D 3 avril 2016     H 05:19     A     C 0 messages


In the 1960s, an anticolonial political and military group in Angola, the MPLA (Movement for the Popular Liberation of Angola), began an intensive guerrilla warfare campaign against the Portuguese. The MPLA were a determined army whose efforts forced Portuguese resettlement.

The MPLA was also a dual gender army. And with both men and women fighting in the bushes, unwanted pregnancies were inevitable. So to avoid them, women guerrillas started using contraceptives. At the time, the birth control pill was revolutionising women’s lives globally but for the Angolan freedom fighters to whom pregnancy would be a particular nuisance, its advantages were especially practical.

And yet despite that pregnancy disadvantaged female soldiers in a struggle that required as many resources as possible, male members of the MPLA opposed the pill, claiming that it was antagonistic to African traditions.

It was the same story across all the independence struggles. From Mozambique to Guinea to Algeria – as if the colonialists were not enough – female freedom fighters met additional opposition from male militias who, under the guise of tradition, claimed that women should not be part of the struggle.

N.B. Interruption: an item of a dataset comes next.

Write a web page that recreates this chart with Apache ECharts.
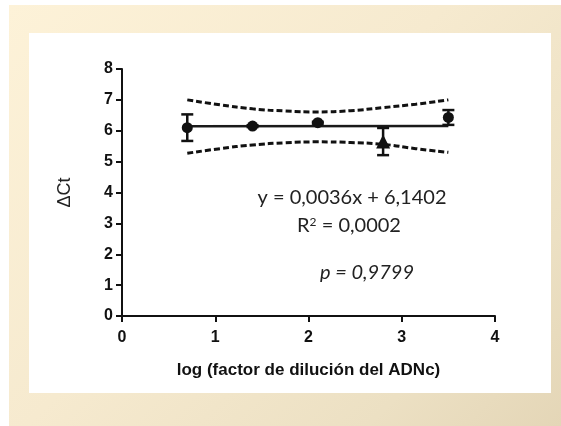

As a Mozambiquan woman guerrilla soldier said,

There was strong opposition to our participation in combat because that was against our tradition. We started a campaign explaining why we also had to fight […] We as women were even more oppressed than men and therefore had the right as well as the will and the strength to fight. We insisted on our military training and being given weapons.

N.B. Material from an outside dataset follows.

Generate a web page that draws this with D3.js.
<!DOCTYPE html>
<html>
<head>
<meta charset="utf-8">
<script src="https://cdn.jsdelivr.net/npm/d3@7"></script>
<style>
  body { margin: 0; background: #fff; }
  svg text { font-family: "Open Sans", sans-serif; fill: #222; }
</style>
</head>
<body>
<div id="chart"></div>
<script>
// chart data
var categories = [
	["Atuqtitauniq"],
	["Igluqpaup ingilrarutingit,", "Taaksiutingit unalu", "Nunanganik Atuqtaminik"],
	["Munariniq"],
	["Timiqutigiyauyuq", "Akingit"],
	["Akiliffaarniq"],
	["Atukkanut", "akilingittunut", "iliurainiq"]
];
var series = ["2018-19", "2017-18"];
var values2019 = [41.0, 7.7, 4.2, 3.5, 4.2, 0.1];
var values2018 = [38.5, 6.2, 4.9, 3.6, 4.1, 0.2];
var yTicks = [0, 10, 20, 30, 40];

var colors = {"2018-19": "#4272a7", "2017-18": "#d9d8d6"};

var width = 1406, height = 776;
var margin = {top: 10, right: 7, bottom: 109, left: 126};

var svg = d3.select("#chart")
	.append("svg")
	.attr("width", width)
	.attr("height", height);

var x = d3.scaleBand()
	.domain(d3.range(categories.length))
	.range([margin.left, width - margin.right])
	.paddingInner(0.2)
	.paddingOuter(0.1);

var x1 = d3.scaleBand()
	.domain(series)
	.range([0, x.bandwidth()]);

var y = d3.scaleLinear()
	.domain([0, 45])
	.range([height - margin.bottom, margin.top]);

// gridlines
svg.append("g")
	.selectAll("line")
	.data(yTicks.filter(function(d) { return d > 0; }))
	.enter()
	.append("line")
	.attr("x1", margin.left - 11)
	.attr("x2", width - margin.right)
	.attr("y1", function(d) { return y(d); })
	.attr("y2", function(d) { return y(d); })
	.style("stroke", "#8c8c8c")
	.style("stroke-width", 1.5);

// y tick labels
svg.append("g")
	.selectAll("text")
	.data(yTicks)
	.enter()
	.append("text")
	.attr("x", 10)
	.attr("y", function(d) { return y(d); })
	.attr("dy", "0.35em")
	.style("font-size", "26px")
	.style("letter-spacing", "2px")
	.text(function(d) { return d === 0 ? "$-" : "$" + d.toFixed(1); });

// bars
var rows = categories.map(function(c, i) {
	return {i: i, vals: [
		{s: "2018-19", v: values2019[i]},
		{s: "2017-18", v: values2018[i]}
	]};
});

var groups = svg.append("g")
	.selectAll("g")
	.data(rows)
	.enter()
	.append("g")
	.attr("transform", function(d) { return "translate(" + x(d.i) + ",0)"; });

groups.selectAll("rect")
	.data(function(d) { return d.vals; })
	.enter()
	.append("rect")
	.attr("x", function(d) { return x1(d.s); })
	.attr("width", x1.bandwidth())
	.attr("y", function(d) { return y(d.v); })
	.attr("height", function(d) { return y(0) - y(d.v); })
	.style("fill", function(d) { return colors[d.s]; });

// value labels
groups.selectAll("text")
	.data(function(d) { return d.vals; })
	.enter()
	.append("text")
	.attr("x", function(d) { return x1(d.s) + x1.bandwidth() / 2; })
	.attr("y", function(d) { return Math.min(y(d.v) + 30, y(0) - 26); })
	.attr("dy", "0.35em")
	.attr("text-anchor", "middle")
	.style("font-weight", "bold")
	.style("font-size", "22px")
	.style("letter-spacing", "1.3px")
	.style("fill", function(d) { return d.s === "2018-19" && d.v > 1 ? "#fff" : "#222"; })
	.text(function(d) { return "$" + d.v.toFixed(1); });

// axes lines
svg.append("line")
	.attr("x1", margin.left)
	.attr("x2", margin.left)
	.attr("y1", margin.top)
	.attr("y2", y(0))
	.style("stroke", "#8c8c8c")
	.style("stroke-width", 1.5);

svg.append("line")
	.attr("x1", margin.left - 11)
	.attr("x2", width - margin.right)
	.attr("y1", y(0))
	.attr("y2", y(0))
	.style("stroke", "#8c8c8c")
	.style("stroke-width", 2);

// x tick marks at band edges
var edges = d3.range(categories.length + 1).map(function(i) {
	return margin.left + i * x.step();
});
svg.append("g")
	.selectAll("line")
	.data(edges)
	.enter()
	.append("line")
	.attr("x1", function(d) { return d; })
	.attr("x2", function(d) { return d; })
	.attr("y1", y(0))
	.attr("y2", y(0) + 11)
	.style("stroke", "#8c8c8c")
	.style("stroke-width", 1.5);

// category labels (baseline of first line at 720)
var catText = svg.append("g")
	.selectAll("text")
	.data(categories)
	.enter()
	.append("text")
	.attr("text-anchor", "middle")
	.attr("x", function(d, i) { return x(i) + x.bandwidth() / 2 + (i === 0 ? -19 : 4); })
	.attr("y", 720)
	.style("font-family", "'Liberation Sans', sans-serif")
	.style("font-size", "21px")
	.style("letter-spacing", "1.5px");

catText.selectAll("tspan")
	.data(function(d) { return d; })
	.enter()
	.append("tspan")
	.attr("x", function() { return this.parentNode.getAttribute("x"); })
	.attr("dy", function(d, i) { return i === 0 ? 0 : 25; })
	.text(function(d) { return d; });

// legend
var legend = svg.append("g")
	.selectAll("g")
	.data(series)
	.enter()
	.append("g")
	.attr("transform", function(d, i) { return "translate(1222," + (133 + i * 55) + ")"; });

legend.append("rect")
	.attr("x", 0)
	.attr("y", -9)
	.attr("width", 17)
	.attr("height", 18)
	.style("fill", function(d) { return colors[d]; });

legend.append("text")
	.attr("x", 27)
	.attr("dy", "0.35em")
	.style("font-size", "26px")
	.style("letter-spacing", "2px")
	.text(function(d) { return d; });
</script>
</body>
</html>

In 21st century Africa, tradition remains the patriarchal revolver with which women’s rights are gunned down. Whether it is the right to contraceptives or abortion or to same-sex relationships, we hear the same mantra again and again, “It is not African tradition.”

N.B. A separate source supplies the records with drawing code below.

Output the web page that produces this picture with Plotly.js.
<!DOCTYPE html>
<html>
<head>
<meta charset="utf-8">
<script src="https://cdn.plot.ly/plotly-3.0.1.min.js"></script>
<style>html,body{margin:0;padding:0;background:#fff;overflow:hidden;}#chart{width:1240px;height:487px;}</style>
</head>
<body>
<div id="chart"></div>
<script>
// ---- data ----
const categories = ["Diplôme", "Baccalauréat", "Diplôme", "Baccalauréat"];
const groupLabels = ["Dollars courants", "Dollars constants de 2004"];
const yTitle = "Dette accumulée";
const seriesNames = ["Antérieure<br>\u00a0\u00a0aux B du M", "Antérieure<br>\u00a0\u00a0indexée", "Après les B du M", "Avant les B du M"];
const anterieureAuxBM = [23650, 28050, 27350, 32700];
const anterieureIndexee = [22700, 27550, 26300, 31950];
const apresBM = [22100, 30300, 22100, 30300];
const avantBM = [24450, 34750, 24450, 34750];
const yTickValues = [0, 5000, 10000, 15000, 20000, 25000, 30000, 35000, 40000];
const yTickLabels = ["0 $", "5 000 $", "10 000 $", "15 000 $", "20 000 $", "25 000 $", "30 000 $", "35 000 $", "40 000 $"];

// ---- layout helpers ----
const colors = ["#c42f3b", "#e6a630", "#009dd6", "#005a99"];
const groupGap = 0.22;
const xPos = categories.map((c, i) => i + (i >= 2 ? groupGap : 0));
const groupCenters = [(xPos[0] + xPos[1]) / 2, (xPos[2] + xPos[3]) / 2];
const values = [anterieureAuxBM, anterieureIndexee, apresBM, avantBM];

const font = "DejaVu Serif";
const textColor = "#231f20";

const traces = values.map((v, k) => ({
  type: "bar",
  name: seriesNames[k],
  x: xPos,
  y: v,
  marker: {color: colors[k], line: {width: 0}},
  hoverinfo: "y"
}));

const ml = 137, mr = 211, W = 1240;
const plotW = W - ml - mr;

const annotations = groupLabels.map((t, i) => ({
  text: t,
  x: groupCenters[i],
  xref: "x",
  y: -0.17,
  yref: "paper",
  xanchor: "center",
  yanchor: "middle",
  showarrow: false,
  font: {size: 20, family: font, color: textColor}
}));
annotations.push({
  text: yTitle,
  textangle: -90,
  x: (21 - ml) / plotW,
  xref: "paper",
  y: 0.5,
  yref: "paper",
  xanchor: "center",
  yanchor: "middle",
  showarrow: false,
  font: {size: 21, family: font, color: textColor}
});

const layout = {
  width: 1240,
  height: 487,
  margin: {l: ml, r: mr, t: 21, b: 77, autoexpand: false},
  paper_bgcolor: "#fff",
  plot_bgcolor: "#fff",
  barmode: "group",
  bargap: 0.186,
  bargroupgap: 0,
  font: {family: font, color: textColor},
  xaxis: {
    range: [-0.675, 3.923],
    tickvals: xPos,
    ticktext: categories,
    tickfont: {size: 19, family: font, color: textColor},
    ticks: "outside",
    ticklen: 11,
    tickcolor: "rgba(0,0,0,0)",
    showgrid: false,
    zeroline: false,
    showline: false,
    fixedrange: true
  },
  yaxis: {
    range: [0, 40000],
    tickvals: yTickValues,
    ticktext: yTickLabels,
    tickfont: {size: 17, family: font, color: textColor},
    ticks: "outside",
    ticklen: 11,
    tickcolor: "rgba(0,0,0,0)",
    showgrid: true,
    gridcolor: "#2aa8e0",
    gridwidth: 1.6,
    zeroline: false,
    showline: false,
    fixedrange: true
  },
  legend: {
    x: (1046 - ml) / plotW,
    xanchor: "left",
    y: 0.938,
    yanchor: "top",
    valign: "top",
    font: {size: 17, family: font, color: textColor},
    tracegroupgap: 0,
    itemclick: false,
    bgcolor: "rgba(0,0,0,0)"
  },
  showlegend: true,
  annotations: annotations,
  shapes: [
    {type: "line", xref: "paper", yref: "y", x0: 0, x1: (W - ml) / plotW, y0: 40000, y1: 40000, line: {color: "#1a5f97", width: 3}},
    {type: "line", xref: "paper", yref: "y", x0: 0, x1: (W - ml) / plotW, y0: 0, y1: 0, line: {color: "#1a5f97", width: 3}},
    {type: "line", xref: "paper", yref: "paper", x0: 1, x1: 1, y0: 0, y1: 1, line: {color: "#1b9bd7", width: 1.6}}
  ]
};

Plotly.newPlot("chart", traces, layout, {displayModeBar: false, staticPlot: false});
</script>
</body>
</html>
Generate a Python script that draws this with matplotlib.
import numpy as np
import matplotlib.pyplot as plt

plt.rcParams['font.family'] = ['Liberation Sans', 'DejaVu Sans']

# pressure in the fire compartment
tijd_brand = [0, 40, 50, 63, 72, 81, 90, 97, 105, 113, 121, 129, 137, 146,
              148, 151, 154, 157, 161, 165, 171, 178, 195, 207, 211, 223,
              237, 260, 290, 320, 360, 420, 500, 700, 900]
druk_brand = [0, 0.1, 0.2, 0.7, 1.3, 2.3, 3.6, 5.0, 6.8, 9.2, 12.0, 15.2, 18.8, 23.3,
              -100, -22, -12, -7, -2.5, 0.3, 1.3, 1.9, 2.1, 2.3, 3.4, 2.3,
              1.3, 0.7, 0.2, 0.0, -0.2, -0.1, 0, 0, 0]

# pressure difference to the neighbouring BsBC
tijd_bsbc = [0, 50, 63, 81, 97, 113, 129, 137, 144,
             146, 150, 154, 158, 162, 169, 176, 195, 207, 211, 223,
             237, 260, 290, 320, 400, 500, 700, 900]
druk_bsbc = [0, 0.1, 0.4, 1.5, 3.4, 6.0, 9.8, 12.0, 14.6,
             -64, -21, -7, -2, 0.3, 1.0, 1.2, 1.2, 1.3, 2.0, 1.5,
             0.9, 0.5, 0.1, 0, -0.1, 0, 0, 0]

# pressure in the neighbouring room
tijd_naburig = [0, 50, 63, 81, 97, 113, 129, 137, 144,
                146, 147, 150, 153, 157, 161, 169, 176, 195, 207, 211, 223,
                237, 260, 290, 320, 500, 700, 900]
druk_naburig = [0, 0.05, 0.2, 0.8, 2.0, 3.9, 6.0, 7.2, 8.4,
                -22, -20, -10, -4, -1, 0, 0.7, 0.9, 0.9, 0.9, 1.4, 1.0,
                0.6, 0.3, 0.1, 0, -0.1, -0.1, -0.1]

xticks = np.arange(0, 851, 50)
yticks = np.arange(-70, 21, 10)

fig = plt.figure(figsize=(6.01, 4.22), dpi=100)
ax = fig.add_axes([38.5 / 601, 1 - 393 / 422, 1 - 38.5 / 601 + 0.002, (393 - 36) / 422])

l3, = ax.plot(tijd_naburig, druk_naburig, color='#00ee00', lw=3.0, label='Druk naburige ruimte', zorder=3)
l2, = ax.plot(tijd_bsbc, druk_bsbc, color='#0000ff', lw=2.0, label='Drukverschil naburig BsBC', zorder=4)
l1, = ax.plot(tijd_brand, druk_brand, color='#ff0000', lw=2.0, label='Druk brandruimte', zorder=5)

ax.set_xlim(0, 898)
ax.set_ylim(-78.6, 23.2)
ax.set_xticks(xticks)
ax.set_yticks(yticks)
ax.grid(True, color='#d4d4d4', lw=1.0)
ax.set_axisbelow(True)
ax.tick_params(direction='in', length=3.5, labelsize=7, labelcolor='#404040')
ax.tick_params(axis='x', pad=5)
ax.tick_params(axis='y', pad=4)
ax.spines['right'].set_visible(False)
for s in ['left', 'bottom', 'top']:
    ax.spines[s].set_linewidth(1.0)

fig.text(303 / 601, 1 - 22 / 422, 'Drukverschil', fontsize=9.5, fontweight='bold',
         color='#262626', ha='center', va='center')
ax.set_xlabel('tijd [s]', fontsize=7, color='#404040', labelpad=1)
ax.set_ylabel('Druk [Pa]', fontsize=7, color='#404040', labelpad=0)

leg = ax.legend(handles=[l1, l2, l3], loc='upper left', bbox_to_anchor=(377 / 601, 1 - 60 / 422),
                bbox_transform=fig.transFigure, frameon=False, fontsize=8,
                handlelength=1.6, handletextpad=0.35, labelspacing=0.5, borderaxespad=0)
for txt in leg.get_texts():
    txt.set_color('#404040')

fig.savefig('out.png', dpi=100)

So let us ask, then, what exactly is African tradition ? Is it African tradition to deny women equal rights to land, inheritance, divorce, decision-making and property ? Is it African tradition to prohibit African women from being in control of their own bodies ? Is it African tradition to mutilate girls’ and women’s vaginas ? Is it African tradition to force women into polygamy, or to a pay bride price ? Is it African tradition to kill women accused of being witches or who wear certain types of clothes ? Shamefully, yes, the answer is yes.

To be clear, tradition in itself is not a problem. Tradition is simply a form of human activity through which groups of people – families, institutions, ethnic groups, countries etc. – find meaning and structure in togetherness. For a continent that has been colonised by Arabs and Europeans, tradition is an important tool for cultural pride, to insist on our uniqueness, spiritual knowledge, cultural memory, and to preserve dignity.

Furthermore, the African continent is home to some of the most enchanting traditions on earth such as veneration to ancestors, griots, festivals, masquerades, ritual, dance, you name it. It is also African tradition to show respect for female power, to honour mutuality between the genders, to listen when women say that they have had enough. In fact, in no other continent have women enjoyed as much power historically as in Africa.

But while it is understandable that Africans celebrate our traditions at large, in those indefensibely many instances where tradition infringes on women’s rights, the key 21st century challenge for African feminists is to prevent the sacrifice of women’s rights in the name of tradition.

The scope of this task cannot be understated. But the good news is that tradition is like a muscle – to grow powerful, it needs to be exercised. The feminist challenge is to make the “traditional muscles” that beat women down flaccid.

To achieve this, we’ll need to instead pump up muscles that hitherto have been neglected. That is to say, we need to create new traditions. Women are doing this already, mind you. They are creating new queer marriage traditions, they are founding matriarchal villages, they are reimagining what traditional art looks like, they are reinterpreting mythology, and they are annulling marriages to children. They are rooting new traditions in women’s oldest tradition – feminism. Because no other tool has proven as effective as feminism in challenging traditions that oppress women. In fact, feminism itself is an African tradition.